**Written request**: Pull out exactly the lines from the line containing "Convert this chart to Plotly code." to the line containing "idx = list(range(len(countries)))", both lines included, with pictures removed from the copy.

**Records shown**:
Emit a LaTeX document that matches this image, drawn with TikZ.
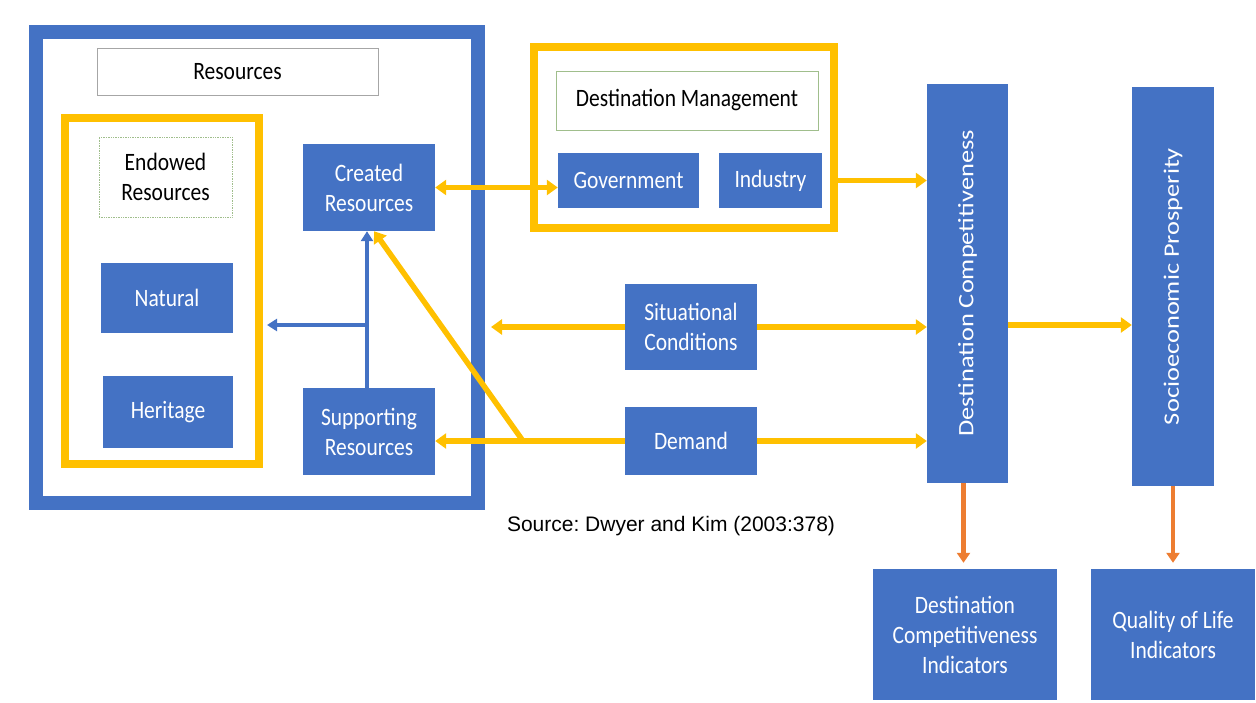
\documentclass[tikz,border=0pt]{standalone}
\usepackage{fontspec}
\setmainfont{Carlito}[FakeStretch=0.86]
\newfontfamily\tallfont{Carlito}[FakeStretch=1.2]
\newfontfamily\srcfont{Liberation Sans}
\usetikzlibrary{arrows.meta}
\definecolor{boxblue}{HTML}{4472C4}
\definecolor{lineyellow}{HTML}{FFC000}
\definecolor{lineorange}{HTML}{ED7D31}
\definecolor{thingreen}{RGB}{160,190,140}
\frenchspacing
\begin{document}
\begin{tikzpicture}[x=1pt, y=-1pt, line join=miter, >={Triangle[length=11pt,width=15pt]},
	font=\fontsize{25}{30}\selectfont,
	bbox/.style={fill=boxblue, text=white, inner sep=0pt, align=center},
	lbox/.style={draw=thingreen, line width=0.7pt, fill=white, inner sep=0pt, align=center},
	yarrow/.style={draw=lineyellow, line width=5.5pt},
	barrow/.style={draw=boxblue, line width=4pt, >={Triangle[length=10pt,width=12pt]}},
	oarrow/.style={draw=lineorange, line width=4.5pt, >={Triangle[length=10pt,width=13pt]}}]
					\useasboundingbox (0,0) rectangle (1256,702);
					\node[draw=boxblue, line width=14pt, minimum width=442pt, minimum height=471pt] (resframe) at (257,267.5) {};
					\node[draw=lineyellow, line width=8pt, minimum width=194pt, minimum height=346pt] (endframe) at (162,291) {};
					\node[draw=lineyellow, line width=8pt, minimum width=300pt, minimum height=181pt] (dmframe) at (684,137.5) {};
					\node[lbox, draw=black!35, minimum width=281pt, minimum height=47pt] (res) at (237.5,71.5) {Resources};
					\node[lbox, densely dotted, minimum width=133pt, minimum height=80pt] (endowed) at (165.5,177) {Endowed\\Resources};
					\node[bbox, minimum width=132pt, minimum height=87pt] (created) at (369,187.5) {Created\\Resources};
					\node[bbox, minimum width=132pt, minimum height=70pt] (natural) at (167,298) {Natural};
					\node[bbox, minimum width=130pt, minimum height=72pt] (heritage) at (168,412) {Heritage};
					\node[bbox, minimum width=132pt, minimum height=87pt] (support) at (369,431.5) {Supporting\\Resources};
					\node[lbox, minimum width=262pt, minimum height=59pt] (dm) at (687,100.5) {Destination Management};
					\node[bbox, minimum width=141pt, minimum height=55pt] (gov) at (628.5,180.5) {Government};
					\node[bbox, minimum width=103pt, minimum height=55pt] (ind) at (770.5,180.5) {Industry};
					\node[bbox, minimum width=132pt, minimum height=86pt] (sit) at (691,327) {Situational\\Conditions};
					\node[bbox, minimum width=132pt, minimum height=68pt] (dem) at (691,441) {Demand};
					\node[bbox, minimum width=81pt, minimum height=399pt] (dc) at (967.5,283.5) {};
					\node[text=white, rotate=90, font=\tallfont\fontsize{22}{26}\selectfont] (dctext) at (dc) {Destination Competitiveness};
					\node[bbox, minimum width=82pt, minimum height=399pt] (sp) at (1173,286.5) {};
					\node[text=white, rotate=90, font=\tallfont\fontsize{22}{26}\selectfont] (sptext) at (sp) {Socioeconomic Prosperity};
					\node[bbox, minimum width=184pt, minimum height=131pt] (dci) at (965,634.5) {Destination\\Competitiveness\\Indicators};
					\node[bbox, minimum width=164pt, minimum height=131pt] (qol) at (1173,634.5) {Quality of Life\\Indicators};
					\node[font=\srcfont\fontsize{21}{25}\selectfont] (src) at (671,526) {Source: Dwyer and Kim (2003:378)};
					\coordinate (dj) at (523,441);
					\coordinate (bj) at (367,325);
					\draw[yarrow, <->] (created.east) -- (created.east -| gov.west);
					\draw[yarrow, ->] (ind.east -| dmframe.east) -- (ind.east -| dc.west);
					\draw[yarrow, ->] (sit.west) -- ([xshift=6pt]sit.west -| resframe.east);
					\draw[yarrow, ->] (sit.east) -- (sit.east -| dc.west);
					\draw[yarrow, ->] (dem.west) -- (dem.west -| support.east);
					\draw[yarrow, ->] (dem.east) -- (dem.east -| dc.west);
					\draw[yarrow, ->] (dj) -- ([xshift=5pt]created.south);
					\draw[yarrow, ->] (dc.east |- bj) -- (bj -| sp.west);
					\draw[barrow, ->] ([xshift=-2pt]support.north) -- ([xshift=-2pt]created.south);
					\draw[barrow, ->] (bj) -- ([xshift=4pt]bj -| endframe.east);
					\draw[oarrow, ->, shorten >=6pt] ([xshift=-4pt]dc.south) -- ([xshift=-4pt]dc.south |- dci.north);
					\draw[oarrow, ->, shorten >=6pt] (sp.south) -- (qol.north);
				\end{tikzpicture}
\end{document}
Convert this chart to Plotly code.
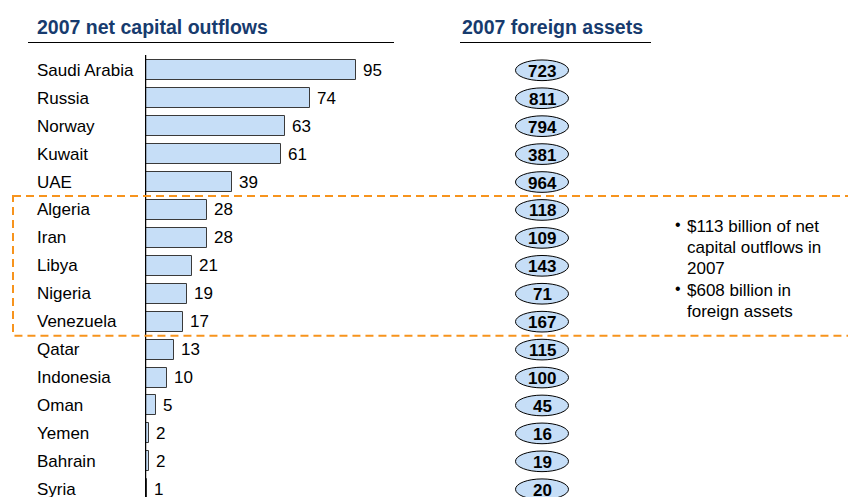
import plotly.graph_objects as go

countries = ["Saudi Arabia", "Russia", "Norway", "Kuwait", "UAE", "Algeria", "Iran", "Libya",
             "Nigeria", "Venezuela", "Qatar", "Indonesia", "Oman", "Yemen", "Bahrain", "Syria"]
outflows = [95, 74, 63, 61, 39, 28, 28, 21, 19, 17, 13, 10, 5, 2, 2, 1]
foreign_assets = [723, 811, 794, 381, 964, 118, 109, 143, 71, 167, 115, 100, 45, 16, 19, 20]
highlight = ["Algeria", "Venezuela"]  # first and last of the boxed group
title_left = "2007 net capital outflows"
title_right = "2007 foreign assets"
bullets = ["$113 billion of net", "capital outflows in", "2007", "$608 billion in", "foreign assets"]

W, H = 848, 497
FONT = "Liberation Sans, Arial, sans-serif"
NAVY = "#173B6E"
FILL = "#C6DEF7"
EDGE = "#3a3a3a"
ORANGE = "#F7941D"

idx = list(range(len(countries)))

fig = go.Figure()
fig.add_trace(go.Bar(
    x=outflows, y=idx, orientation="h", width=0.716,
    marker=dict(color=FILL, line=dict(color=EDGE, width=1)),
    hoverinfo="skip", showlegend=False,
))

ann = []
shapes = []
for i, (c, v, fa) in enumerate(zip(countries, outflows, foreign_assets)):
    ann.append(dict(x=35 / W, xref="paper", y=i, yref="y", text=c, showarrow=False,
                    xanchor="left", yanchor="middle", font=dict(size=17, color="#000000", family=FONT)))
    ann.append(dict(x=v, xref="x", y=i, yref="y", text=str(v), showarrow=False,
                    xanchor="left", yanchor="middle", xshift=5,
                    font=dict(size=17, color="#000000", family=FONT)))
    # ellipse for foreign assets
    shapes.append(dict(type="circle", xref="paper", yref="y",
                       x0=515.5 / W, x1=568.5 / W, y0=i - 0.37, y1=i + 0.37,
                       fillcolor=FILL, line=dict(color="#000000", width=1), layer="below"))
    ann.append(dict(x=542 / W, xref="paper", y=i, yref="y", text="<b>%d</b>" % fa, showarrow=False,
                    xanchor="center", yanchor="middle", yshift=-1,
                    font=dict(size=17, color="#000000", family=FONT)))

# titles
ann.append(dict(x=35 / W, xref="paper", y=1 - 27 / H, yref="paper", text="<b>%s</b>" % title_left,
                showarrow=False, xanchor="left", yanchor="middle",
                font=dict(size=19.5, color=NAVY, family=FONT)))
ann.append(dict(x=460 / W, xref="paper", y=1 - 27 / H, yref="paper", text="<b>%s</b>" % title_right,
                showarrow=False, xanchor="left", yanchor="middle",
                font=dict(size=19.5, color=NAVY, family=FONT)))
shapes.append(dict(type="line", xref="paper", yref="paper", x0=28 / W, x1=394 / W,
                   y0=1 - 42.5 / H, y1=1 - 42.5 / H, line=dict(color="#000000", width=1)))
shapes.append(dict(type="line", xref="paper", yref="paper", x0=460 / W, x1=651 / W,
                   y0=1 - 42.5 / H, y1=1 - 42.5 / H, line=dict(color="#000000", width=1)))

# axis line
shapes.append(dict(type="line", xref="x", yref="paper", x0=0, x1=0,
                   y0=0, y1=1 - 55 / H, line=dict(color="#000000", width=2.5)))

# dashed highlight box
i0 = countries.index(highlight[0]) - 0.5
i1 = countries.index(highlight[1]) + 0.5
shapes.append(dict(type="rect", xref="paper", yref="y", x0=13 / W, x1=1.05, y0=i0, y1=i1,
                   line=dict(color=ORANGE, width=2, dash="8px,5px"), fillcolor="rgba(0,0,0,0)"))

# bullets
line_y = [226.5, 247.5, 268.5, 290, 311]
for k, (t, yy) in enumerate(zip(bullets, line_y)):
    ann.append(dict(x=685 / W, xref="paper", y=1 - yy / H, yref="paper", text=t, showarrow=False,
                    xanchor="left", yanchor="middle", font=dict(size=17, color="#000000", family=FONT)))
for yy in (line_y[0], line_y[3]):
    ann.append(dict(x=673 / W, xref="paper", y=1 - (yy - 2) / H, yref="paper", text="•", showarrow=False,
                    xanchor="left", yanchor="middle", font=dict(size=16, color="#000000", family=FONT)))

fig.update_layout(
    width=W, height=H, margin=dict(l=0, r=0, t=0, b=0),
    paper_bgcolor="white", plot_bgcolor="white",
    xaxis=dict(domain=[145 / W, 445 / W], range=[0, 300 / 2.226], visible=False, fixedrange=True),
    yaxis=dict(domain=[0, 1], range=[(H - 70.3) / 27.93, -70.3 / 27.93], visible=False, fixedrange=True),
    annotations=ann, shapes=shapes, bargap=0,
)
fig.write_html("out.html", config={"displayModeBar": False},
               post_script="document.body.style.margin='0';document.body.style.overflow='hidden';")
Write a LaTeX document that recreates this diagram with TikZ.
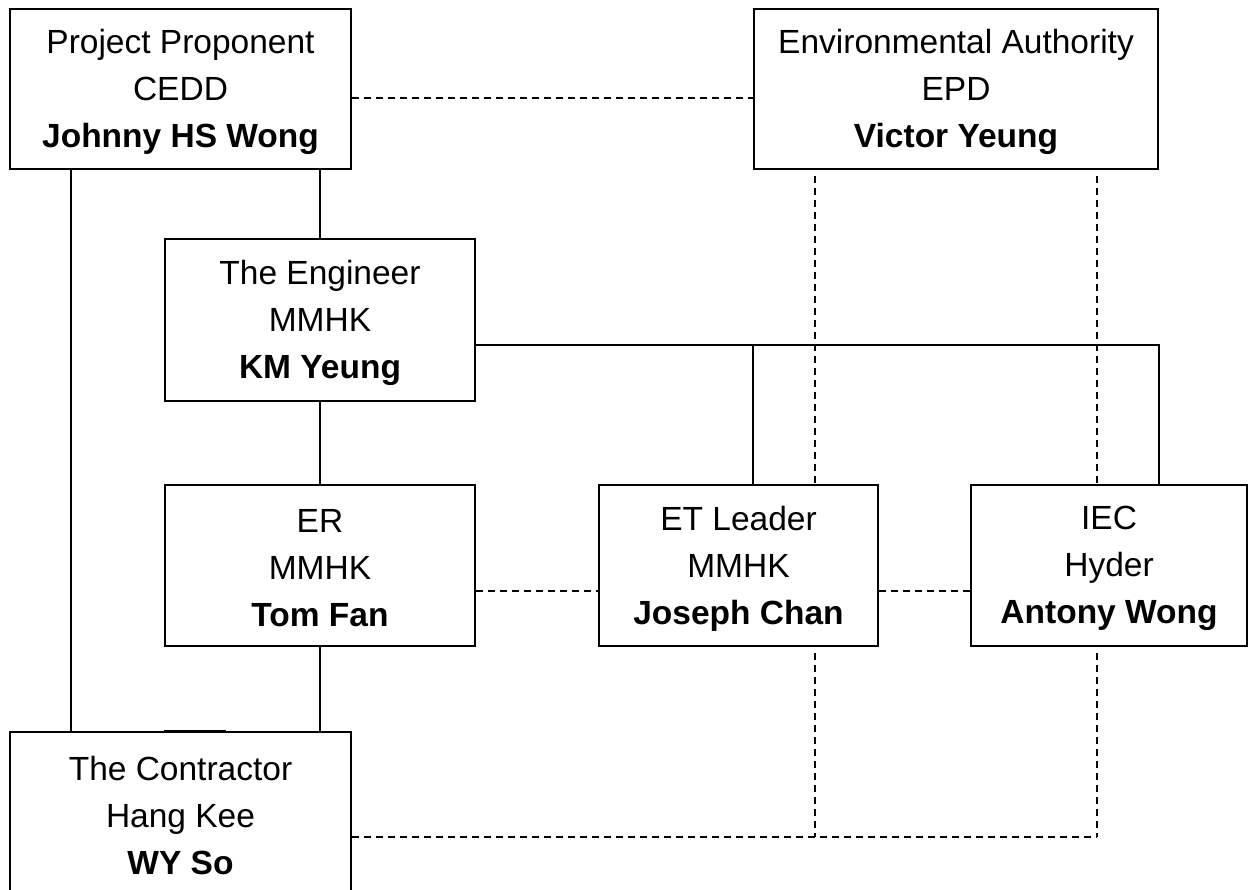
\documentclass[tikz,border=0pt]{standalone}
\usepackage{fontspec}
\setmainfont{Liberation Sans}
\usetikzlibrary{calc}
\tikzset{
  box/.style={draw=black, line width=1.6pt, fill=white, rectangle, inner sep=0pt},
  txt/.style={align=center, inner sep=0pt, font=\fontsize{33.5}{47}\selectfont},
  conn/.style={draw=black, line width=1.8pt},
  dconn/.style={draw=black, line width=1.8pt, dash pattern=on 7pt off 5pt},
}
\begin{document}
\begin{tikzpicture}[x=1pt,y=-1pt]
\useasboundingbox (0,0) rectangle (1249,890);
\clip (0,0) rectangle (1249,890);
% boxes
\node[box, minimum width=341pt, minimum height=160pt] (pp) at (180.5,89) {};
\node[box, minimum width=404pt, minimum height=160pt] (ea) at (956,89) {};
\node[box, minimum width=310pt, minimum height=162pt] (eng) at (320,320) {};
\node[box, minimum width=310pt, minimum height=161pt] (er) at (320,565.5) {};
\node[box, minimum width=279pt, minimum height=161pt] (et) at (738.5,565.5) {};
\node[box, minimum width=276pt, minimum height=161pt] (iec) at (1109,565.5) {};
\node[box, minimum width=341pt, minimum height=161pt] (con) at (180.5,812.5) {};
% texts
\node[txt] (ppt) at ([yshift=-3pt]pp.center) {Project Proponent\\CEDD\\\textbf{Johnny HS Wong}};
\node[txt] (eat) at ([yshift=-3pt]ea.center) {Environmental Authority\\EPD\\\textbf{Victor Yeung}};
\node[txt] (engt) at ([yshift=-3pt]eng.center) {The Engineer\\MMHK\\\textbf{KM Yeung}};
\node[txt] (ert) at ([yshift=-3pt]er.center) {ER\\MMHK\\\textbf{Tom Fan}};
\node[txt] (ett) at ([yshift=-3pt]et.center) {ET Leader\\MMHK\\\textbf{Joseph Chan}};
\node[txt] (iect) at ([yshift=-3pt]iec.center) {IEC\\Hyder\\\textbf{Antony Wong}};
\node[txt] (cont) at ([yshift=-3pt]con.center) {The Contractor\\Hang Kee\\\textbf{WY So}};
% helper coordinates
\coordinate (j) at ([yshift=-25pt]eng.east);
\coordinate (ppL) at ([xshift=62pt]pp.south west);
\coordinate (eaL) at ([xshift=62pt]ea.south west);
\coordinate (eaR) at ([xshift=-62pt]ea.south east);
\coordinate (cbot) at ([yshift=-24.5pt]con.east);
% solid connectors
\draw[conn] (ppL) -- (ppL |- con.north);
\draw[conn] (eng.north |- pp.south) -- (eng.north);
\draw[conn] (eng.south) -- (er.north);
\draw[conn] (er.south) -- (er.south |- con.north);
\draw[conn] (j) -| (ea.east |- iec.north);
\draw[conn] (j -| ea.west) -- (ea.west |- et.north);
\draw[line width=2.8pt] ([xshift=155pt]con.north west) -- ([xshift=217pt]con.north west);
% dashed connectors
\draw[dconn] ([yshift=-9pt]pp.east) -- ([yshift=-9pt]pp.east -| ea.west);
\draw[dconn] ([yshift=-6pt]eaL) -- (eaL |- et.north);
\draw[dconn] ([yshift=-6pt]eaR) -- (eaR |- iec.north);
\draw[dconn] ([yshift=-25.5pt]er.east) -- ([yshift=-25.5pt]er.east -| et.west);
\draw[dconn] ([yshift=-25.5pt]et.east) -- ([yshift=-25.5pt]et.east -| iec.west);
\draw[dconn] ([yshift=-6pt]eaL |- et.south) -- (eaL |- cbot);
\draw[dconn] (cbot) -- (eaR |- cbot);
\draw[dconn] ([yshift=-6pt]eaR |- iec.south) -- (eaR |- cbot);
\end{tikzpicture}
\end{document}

**Solution for this exercise**:
Convert this chart to Plotly code.
import plotly.graph_objects as go

countries = ["Saudi Arabia", "Russia", "Norway", "Kuwait", "UAE", "Algeria", "Iran", "Libya",
             "Nigeria", "Venezuela", "Qatar", "Indonesia", "Oman", "Yemen", "Bahrain", "Syria"]
outflows = [95, 74, 63, 61, 39, 28, 28, 21, 19, 17, 13, 10, 5, 2, 2, 1]
foreign_assets = [723, 811, 794, 381, 964, 118, 109, 143, 71, 167, 115, 100, 45, 16, 19, 20]
highlight = ["Algeria", "Venezuela"]  # first and last of the boxed group
title_left = "2007 net capital outflows"
title_right = "2007 foreign assets"
bullets = ["$113 billion of net", "capital outflows in", "2007", "$608 billion in", "foreign assets"]

W, H = 848, 497
FONT = "Liberation Sans, Arial, sans-serif"
NAVY = "#173B6E"
FILL = "#C6DEF7"
EDGE = "#3a3a3a"
ORANGE = "#F7941D"

idx = list(range(len(countries)))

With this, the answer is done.